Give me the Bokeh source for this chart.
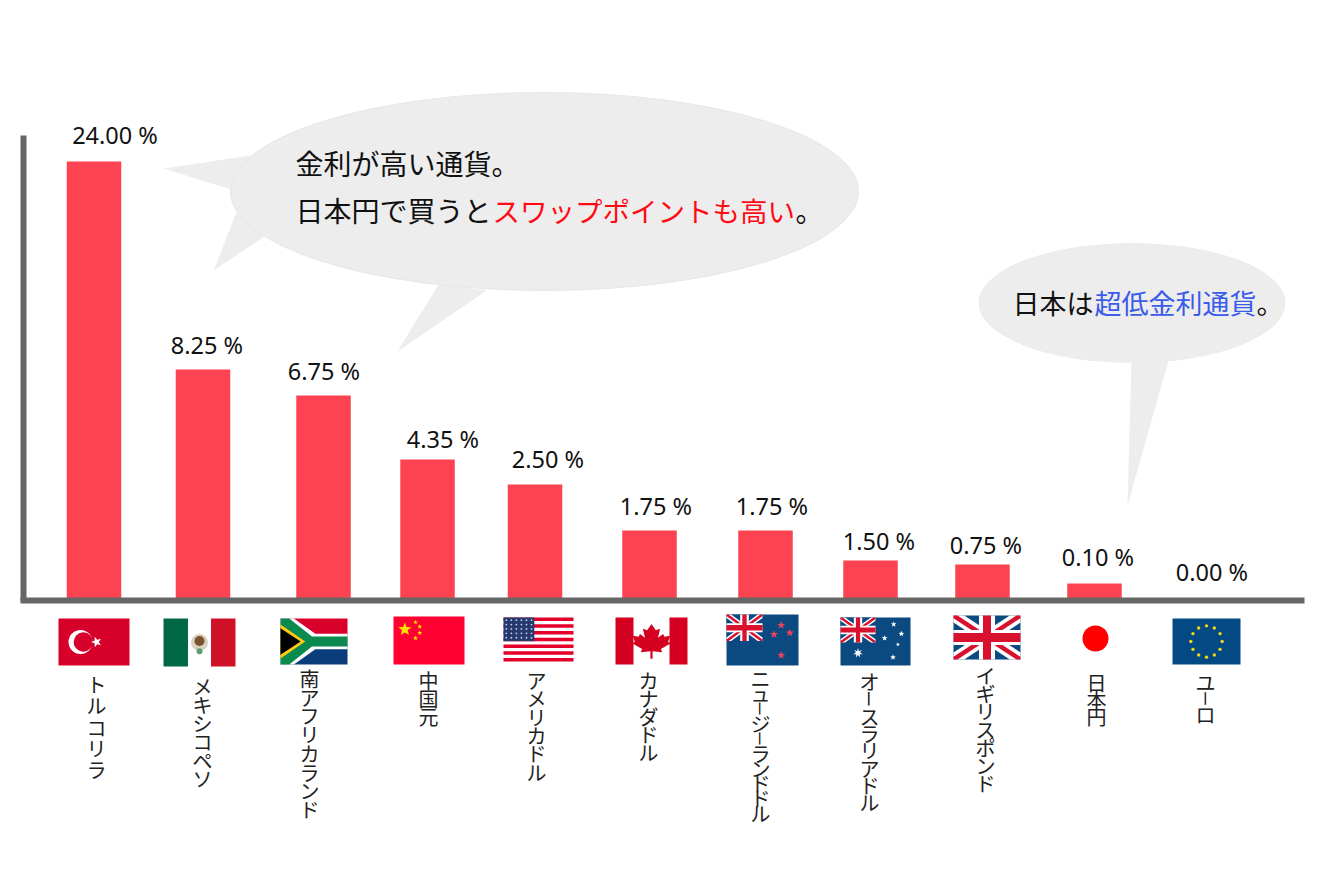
import math
from bokeh.core.properties import value
from bokeh.plotting import figure
from bokeh.models import Range1d
from bokeh.embed import file_html
from bokeh.resources import INLINE

# ---------- data ----------
categories = ["トルコリラ", "メキシコペソ", "南アフリカランド", "中国元", "アメリカドル", "カナダドル",
              "ニュージーランドドル", "オースラリアドル", "イギリスポンド", "日本円", "ユーロ"]
rates = [24.00, 8.25, 6.75, 4.35, 2.50, 1.75, 1.75, 1.50, 0.75, 0.10, 0.00]
# the drawn bars are illustrative, not to scale with the rates
bar_heights = [439, 231, 205, 141, 116, 70, 70, 40, 36, 17, 0]
callout_a_line1 = "金利が高い通貨。"
callout_a_line2_black = "日本円で買うと"
callout_a_line2_red = "スワップポイントも高い"
callout_end = "。"
callout_b_black = "日本は"
callout_b_blue = "超低金利通貨"

# ---------- layout (image pixels) ----------
W, H = 1309, 858
OX, OY = 0, 0
BASE = 600
bar_x = [93.5, 202.5, 323, 427, 534.5, 649, 765, 870, 982, 1094, 1205]
BAR_W = 54.5
label_x = [114.5, 206.5, 323.5, 442.5, 547.5, 655.5, 771.5, 878.5, 985.5, 1097.5, 1211.5]
label_y = [134, 344, 370, 438, 458, 505, 505, 540, 544, 556, 571]
name_x = [96, 202, 309, 428, 536, 648, 760, 869, 985, 1096, 1205]
name_top = [684, 686, 678, 680, 680, 680, 678, 681, 675, 682, 682]
name_pitch = [21.3, 18.4, 18.7, 18, 18.3, 18, 15, 17.3, 18, 17, 16]
flag_boxes = [(58, 618, 129, 665), (163, 618, 235, 666), (280, 618, 347, 664), (393, 616, 464, 664),
              (503, 617, 573, 661), (615, 617, 687, 664), (726, 614, 798, 665), (840, 617, 910, 665),
              (953, 615, 1020, 659), (1060, 612, 1130, 664), (1172, 618, 1240, 664)]


def Y(py):
    return BASE - py


p = figure(width=W, height=H, output_backend="svg", toolbar_location=None,
           x_range=Range1d(OX, OX + W), y_range=Range1d(BASE - OY - H, BASE - OY),
           min_border=0, outline_line_color=None, x_axis_type=None, y_axis_type=None,
           background_fill_color="white", border_fill_color="white")
p.grid.visible = False

BUB = "#EDEDED"


def poly(xs, ys, color):
    p.patch(xs, [Y(v) for v in ys], fill_color=color, line_color=None)


# ---------- callouts ----------
poly([163, 250, 234], [168, 155, 190], BUB)
poly([213, 236, 264], [270, 212, 236], BUB)
poly([397, 438, 486], [351, 284, 290], BUB)
p.ellipse([544], [Y(191)], width=628, height=198, fill_color=BUB, line_color="#E6E6E6", line_width=1)
poly([1131, 1168, 1127], [360, 360, 505], BUB)
p.ellipse([1131.5], [Y(302.5)], width=307, height=120, fill_color=BUB, line_color=None)


def txt(x, y, s, size="27px", color="#111111", font="Noto Sans CJK JP", align="left", angle=0.0):
    p.text([x], [Y(y)], text=[s], text_font=value(font), text_font_size=size, text_color=color,
           text_align=align, text_baseline="middle", angle=angle)


txt(295, 162, callout_a_line1, size="28px")
txt(295, 209, callout_a_line2_black, size="28px")
txt(492, 209, callout_a_line2_red, size="27.5px", color="#FF0A14")
txt(795, 209, callout_end, size="28px")
txt(1012, 302, callout_b_black, size="27px")
txt(1094, 302, callout_b_blue, size="27px", color="#3B5BEA")
txt(1256, 302, callout_end, size="27px")

# ---------- bars ----------
p.vbar(x=bar_x, top=bar_heights, bottom=0, width=BAR_W, fill_color="#FD4352", line_color=None)

# ---------- axes ----------
p.segment([20, 23], [0, 0], [1304, 23], [0, Y(135)], line_color="#666666", line_width=6)

# ---------- value labels ----------
for x, y, r in zip(label_x, label_y, rates):
    txt(x, y, f"{r:.2f} %", size="23.5px", color="#111111", font="Noto Sans", align="center")

# ---------- vertical category names ----------
for cat, x, top, pitch in zip(categories, name_x, name_top, name_pitch):
    for i, ch in enumerate(cat):
        if ch == "ー":
            txt(x, top + i * pitch, ch, size=f"{pitch:.0f}px", color="#222222", align="center",
                angle=-math.pi / 2)
        else:
            txt(x, top + i * pitch, ch, size="20px", color="#222222", align="center")


# ---------- flags ----------
class Box:
    def __init__(self, b):
        self.x0, self.y0, self.x1, self.y1 = b
        self.w, self.h = self.x1 - self.x0, self.y1 - self.y0

    def px(self, u):
        return self.x0 + u * self.w

    def py(self, v):
        return self.y0 + v * self.h

    def sub(self, u0, v0, u1, v1):
        return Box((self.px(u0), self.py(v0), self.px(u1), self.py(v1)))

    def rect(self, u0, v0, u1, v1, c):
        poly([self.px(u0), self.px(u1), self.px(u1), self.px(u0)],
             [self.py(v0), self.py(v0), self.py(v1), self.py(v1)], c)

    def pg(self, pts, c):
        poly([self.px(a) for a, _ in pts], [self.py(b) for _, b in pts], c)

    def dot(self, u, v, r, c):
        p.ellipse([self.px(u)], [Y(self.py(v))], width=2 * r, height=2 * r, fill_color=c, line_color=None)

    def star(self, u, v, r, c, n=5, inner=0.42, rot=0.0):
        xs, ys = [], []
        cx, cy = self.px(u), self.py(v)
        for k in range(2 * n):
            rr = r if k % 2 == 0 else r * inner
            a = rot - math.pi / 2 + k * math.pi / n
            xs.append(cx + rr * math.cos(a))
            ys.append(cy + rr * math.sin(a))
        poly(xs, ys, c)


def union_jack(b, blue="#0A4A80", red="#D8112E", t=0.13, t2=0.06):
    b.rect(0, 0, 1, 1, blue)
    for a, c in ((t, "white"), (t2, red)):
        b.pg([(0, 0), (a, 0), (1, 1 - a), (1, 1), (1 - a, 1), (0, a)], c)
        b.pg([(1, 0), (1, a), (a, 1), (0, 1), (0, 1 - a), (1 - a, 0)], c)
    b.rect(0, 0.33, 1, 0.67, "white")
    b.rect(0.38, 0, 0.62, 1, "white")
    b.rect(0, 0.4, 1, 0.6, red)
    b.rect(0.44, 0, 0.56, 1, red)


def turkey(b):
    b.rect(0, 0, 1, 1, "#D6002A")
    b.dot(0.31, 0.5, 12, "white")
    b.dot(0.35, 0.5, 9.7, "#D6002A")
    b.star(0.535, 0.5, 5.5, "white", rot=-math.pi / 2)


def mexico(b):
    b.rect(0, 0, 0.34, 1, "#006847")
    b.rect(0.66, 0, 1, 1, "#CE1126")
    b.dot(0.5, 0.5, 8.5, "#D8D2BE")
    b.dot(0.5, 0.47, 5, "#7A5230")
    b.dot(0.5, 0.68, 3, "#5E9C78")


def south_africa(b):
    b.rect(0, 0, 1, 0.5, "#D9002B")
    b.rect(0, 0.5, 1, 1, "#0A3D7A")
    b.pg([(0, 0), (0.2, 0), (0.52, 0.33), (1, 0.33), (1, 0.67), (0.52, 0.67), (0.2, 1), (0, 1)], "white")
    b.pg([(0, 0), (0.13, 0), (0.47, 0.39), (1, 0.39), (1, 0.61), (0.47, 0.61), (0.13, 1), (0, 1)], "#0A8A4E")
    b.pg([(0, 0.13), (0.37, 0.5), (0, 0.87)], "#FFC915")
    b.pg([(0, 0.21), (0.3, 0.5), (0, 0.79)], "#000000")


def china(b):
    b.rect(0, 0, 1, 1, "#FF0033")
    b.star(0.16, 0.27, 7, "#FFDE00")
    for u, v in ((0.31, 0.12), (0.37, 0.21), (0.37, 0.34), (0.31, 0.45)):
        b.star(u, v, 2.6, "#FFDE00")


def usa(b):
    b.rect(0, 0, 1, 1, "white")
    for i in range(0, 13, 2):
        b.rect(0, i / 13, 1, (i + 1) / 13, "#E4002B")
    b.rect(0, 0, 0.44, 7 / 13, "#26396E")
    for row in range(5):
        for col in range(6):
            b.dot(0.04 + col * 0.072, 0.06 + row * 0.1, 0.9, "#C9D0E2")


def canada(b):
    b.rect(0, 0, 0.25, 1, "#D5001F")
    b.rect(0.75, 0, 1, 1, "#D5001F")
    leaf = [(0.5, 0.14), (0.56, 0.27), (0.62, 0.24), (0.59, 0.43), (0.66, 0.35), (0.68, 0.41), (0.76, 0.39),
            (0.73, 0.52), (0.77, 0.55), (0.63, 0.67), (0.65, 0.74), (0.515, 0.72), (0.515, 0.88), (0.485, 0.88),
            (0.485, 0.72), (0.35, 0.74), (0.37, 0.67), (0.23, 0.55), (0.27, 0.52), (0.24, 0.39), (0.32, 0.41),
            (0.34, 0.35), (0.41, 0.43), (0.38, 0.24), (0.44, 0.27)]
    b.pg(leaf, "#D5001F")


def new_zealand(b):
    b.rect(0, 0, 1, 1, "#0A4A80")
    union_jack(b.sub(0, 0, 0.5, 0.52))
    for u, v in ((0.76, 0.21), (0.66, 0.39), (0.88, 0.36), (0.76, 0.8)):
        b.star(u, v, 4.2, "#F0415A")


def australia(b):
    b.rect(0, 0, 1, 1, "#0A4A80")
    union_jack(b.sub(0, 0, 0.5, 0.52))
    for u, v, r in ((0.76, 0.14, 2.2), (0.63, 0.43, 2.2), (0.87, 0.34, 2.2), (0.82, 0.56, 1.4), (0.75, 0.83, 2.2)):
        b.star(u, v, r + 0.8, "white")
    b.star(0.25, 0.74, 5, "white", n=7)


def uk(b):
    union_jack(b, blue="#0A4A80", t=0.16, t2=0.06)


def japan(b):
    b.dot(0.5, 0.5, 13, "#FF0000")


def eu(b):
    b.rect(0, 0, 1, 1, "#034A85")
    for k in range(12):
        a = k * math.pi / 6
        b.dot(0.5 + 0.23 * math.sin(a), 0.5 - 0.34 * math.cos(a), 1.7, "#F2D21B")


flag_painters = [turkey, mexico, south_africa, china, usa, canada, new_zealand, australia, uk, japan, eu]
for paint, box in zip(flag_painters, flag_boxes):
    paint(Box(box))

open("out.html", "w").write(file_html(p, INLINE))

· · · · ·

### INSTRUCTION
Reproduce only the lines from the beginning of the data through the line that contains "from bokeh.resources import INLINE", both included, and please drop the pictures.

### TASK SOLUTION
Give me the Bokeh source for this chart.
import math
from bokeh.core.properties import value
from bokeh.plotting import figure
from bokeh.models import Range1d
from bokeh.embed import file_html
from bokeh.resources import INLINE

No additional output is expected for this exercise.